Posso afirmar que este prefácio faz uma crítica despretensiosa, apesar de nem sempre muito bem estruturada, à ofensiva ideológica contra o comunismo expressa pela literatura política dominante, hoje rapidamente vertida para português. É que presentemente, sem cairmos na defesa do estalinismo e dos seus crimes e tendo sempre uma visão crítica daquilo em que se tornou o “socialismo real”, há a necessidade, muitas vezes contra outras correntes de esquerda, de esclarecer e valorizar o que foi a Revolução de Outubro e o papel que Lenine e os outros chefes revolucionários, como Trotski ou Bukharine, desempenharam na sua concretização e nas orientações seguidas nos primeiros anos do Estado Soviético.
A análise e a crítica à parte dedicada ao Lenine e a Revolução ficam para um segundo artigo.

7 comentários:

F. Penim Redondo disse...

Ultimamente tenho encontrado, aqui e ali, esta "explicação" para o colapso da URSS e do socialismo real; teria sido a resistência feroz dos adversários.

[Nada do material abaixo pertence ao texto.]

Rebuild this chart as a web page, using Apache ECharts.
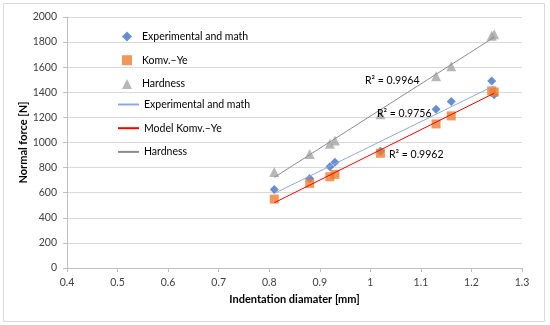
<!DOCTYPE html>
<html>
<head>
<meta charset="utf-8">
<script src="https://cdn.jsdelivr.net/npm/echarts@6/dist/echarts.min.js"></script>
<style>html,body{margin:0;padding:0;background:#fff}#c{width:550px;height:325px}</style>
</head>
<body>
<div id="c"></div>
<script>
// Indentation diameter [mm]
const diameters = [0.81, 0.88, 0.92, 0.93, 1.02, 1.13, 1.16, 1.24, 1.245];
// Normal force [N]
const experimental = [626, 714, 807, 842, 930, 1265, 1326, 1491, 1380];
const komvYe = [549, 674, 727, 746, 914, 1148, 1212, 1411, 1402];
const hardness = [765, 908, 990, 1015, 1225, 1528, 1608, 1850, 1862];
const rSquared = ['0.9964', '0.9756', '0.9962'];
const xTicks = {min: 0.4, max: 1.3, step: 0.1};
const yTicks = {min: 0, max: 2000, step: 200};

function pairs(xs, ys) { return xs.map((x, i) => [x, ys[i]]); }
function trend(xs, ys) {
  const n = xs.length;
  const mx = xs.reduce((a, b) => a + b, 0) / n;
  const my = ys.reduce((a, b) => a + b, 0) / n;
  let sxy = 0, sxx = 0;
  for (let i = 0; i < n; i++) { sxy += (xs[i] - mx) * (ys[i] - my); sxx += (xs[i] - mx) ** 2; }
  const b = sxy / sxx, a = my - b * mx;
  const x0 = Math.min(...xs), x1 = Math.max(...xs);
  return [[x0, a + b * x0], [x1, a + b * x1]];
}

const FONT = 'Lato';
const chart = echarts.init(document.getElementById('c'), null, {renderer: 'canvas'});
const SUF = ' (trend)';
const noMark = {color: 'rgba(0,0,0,0)', borderWidth: 0};
chart.setOption({
  animation: false,
  textStyle: {fontFamily: FONT},
  grid: {left: 67, right: 28, top: 17, bottom: 57},
  xAxis: {
    type: 'value', min: xTicks.min, max: xTicks.max, interval: xTicks.step,
    name: 'Indentation diamater [mm]', nameLocation: 'middle', nameGap: 26,
    nameTextStyle: {fontFamily: FONT, fontWeight: 'bold', fontSize: 11, color: '#000'},
    axisLine: {lineStyle: {color: '#bfbfbf'}},
    axisTick: {show: true, length: 4, lineStyle: {color: '#bfbfbf'}},
    axisLabel: {fontFamily: FONT, fontSize: 10.5, color: '#404040', margin: 9},
    splitLine: {show: false}
  },
  yAxis: {
    type: 'value', min: yTicks.min, max: yTicks.max, interval: yTicks.step,
    name: 'Normal force [N]', nameLocation: 'middle', nameGap: 38, nameRotate: 90,
    nameMoveOverlap: false,
    nameTextStyle: {fontFamily: FONT, fontWeight: 'bold', fontSize: 11, color: '#000'},
    axisLine: {show: true, lineStyle: {color: '#bfbfbf'}},
    axisTick: {show: true, length: 4, lineStyle: {color: '#bfbfbf'}},
    axisLabel: {fontFamily: FONT, fontSize: 10.5, color: '#404040', margin: 10, formatter: v => String(v)},
    splitLine: {lineStyle: {color: '#d9d9d9'}}
  },
  legend: [
    {
      orient: 'vertical', left: 122, top: 31, padding: 0, itemWidth: 10, itemHeight: 10, itemGap: 12.7,
      data: ['Experimental and math', 'Komv.\u2013Ye', 'Hardness'],
      textStyle: {fontFamily: FONT, fontSize: 10.5, color: '#000', padding: [0, 0, 0, 5]}
    },
    {
      orient: 'vertical', left: 117, top: 99, padding: 0, itemWidth: 21, itemHeight: 10, itemGap: 12.7,
      data: [
        {name: 'Experimental and math' + SUF, itemStyle: noMark},
        {name: 'Model Komv.\u2013Ye' + SUF, itemStyle: noMark},
        {name: 'Hardness' + SUF, itemStyle: noMark}
      ],
      formatter: n => n.replace(SUF, ''),
      textStyle: {fontFamily: FONT, fontSize: 10.5, color: '#000'}
    }
  ],
  series: [
    {name: 'Experimental and math', type: 'scatter', symbol: 'diamond', symbolSize: 9,
     itemStyle: {color: '#4472c4'}, data: pairs(diameters, experimental), z: 3},
    {name: 'Komv.\u2013Ye', type: 'scatter', symbol: 'rect', symbolSize: 9,
     itemStyle: {color: '#ed7d31'}, data: pairs(diameters, komvYe), z: 4},
    {name: 'Hardness', type: 'scatter', symbol: 'triangle', symbolSize: 10,
     itemStyle: {color: '#a5a5a5'}, data: pairs(diameters, hardness), z: 3},
    {name: 'Experimental and math' + SUF, type: 'line', symbol: 'none', z: 5,
     itemStyle: {color: '#8eaadb'},
     lineStyle: {color: '#8eaadb', width: 1}, data: trend(diameters, experimental)},
    {name: 'Model Komv.\u2013Ye' + SUF, type: 'line', symbol: 'none', z: 5,
     itemStyle: {color: '#ff0000'},
     lineStyle: {color: '#ff0000', width: 1}, data: trend(diameters, komvYe)},
    {name: 'Hardness' + SUF, type: 'line', symbol: 'none', z: 5,
     itemStyle: {color: '#8c8c8c'},
     lineStyle: {color: '#8c8c8c', width: 1}, data: trend(diameters, hardness)}
  ],
  graphic: [
    {type: 'rect', shape: {x: 3.5, y: 3.5, width: 541, height: 318}, style: {fill: 'none', stroke: '#d9d9d9', lineWidth: 1}, z: -1},
    {type: 'text', left: 365, top: 75, z: 10, style: {text: 'R\u00b2 = ' + rSquared[0], font: '10.5px ' + FONT, fill: '#000'}},
    {type: 'text', left: 377, top: 108, z: 10, style: {text: 'R\u00b2 = ' + rSquared[1], font: '10.5px ' + FONT, fill: '#000'}},
    {type: 'text', left: 389, top: 149, z: 10, style: {text: 'R\u00b2 = ' + rSquared[2], font: '10.5px ' + FONT, fill: '#000'}}
  ]
});
</script>
</body>
</html>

Parece-me uma ideia muito fraca.
Seria razoável
esperar o contrário ?
Não foi sempre assim ?
Não faz parte da teoria marxista a luta de classes ?
O desenvolvimento capitalista inicial foi apadrinhado pelos senhores feudais ?

o castendo disse...

Caro Fernando,
Estive no II Encontro Internacional de Serpa e deixa-me que te diga três coisa.
Acho muito bem a escolha do local (tem de ser tudo no litoral, ou em Lisboa???). Sei que não é isso que pensas, mas é isso que se pode deduzir do que escrevestes. Quanto à intriga é mesmo intriga e fica-te mal. Quem do PCP quis participar, participou e ponto final.Como diria o outro «não havia nexexidade». Já agora o que não faltou lá foi confronto de ideias entre marxistas, quer nas intervenções escritas, quer nas discussões que se lhes seguiram.
Finalmente houve mesmo boicote da comunicação social. Mas depois de se constatar a «cobertura» da Conferência do PCP sobre Questões Económicas e Sociais e das suas iniciativas (análises sectoriais) preparatórias não há nada a dizer.

F. Penim Redondo disse...

Caro Castendo,

o teu comentário é certamente dirigido ao autor do post, o Jorge Nascimento Fernandes

o castendo disse...

Caro Fernando,
É o que dá ler sem ver o autor...
As minhas desculpas aos dois

Jorge Nascimento Fernandes disse...

Lamento mas não percebo as objecções do Fernando. Parece-me que resulta claro do meu texto que eu perfilho a opinião de Moshe Lewin que o “factor decisivo” devia ser procurado “nos mecanismos próprios do sistema soviético” e não a do autor do livro que a causa não poderia “ser separada da formidável pressão exercida pelo campo adverso”. Entendo eu que não sendo a URRS um Estado socialista, mas que poderíamos caracterizar como de capitalismo de Estado, a sua classe dirigente prosseguiria melhor os seus objectivos em regimen capitalista, com a apropriação individual das mais-valias do que com a ficção e os entraves externos de se chamar socialista. Foram os próceres da nomenclatura que em poucos meses se transformaram em milionários.
Quanto ao António Vilarigues. Como o Partido me excluiu do seu seio não tenho obrigação estatutária de não divulgar aquilo que o Partido não gosta de ouvir, apesar de ter sentido crítico suficiente para achar que o que disse pode ser considerado como pequena intriga.
Quanto à liberdade do que se lá disse e das opiniões manifestadas não tenho a mais pequena dúvida, até porque sublinhei a grande qualidade dos intervenientes internacionais. Quanto ao local, que me desculpem os de Serpa, mas a realização do encontro lá terá sempre muito menor audiência que qualquer realização numa zona mais acessível. No entanto, tudo depende do objectivo que se pretende alcançar com a iniciativa: se, aproveitando um local aprazível, se pretende pôr um pequeno grupo a discutir temas interessantes ou se quer obter uma ampla participação. Quanto ao sectarismo não me estou a referir ao dos participantes, mas sim ao dos organizadores que não procuram tornar isto extensivo a outras correntes de esquerda, mas isto é o mal geral da nossa esquerda, que se acantona cada uma na sua capelinha.

F. Penim Redondo disse...

Caro Jorge, eu não disse que tu pensavas isto ou aquilo, percebi que estavas a citar o Salem.
Só disse que nos ultimos tempos esse argumento me tem surgido no caminho.

Anónimo disse...

"Como o Partido me excluiu do seu seio"? Não terá sido antes o Jorge Nascimento Fernandes a afastar-se?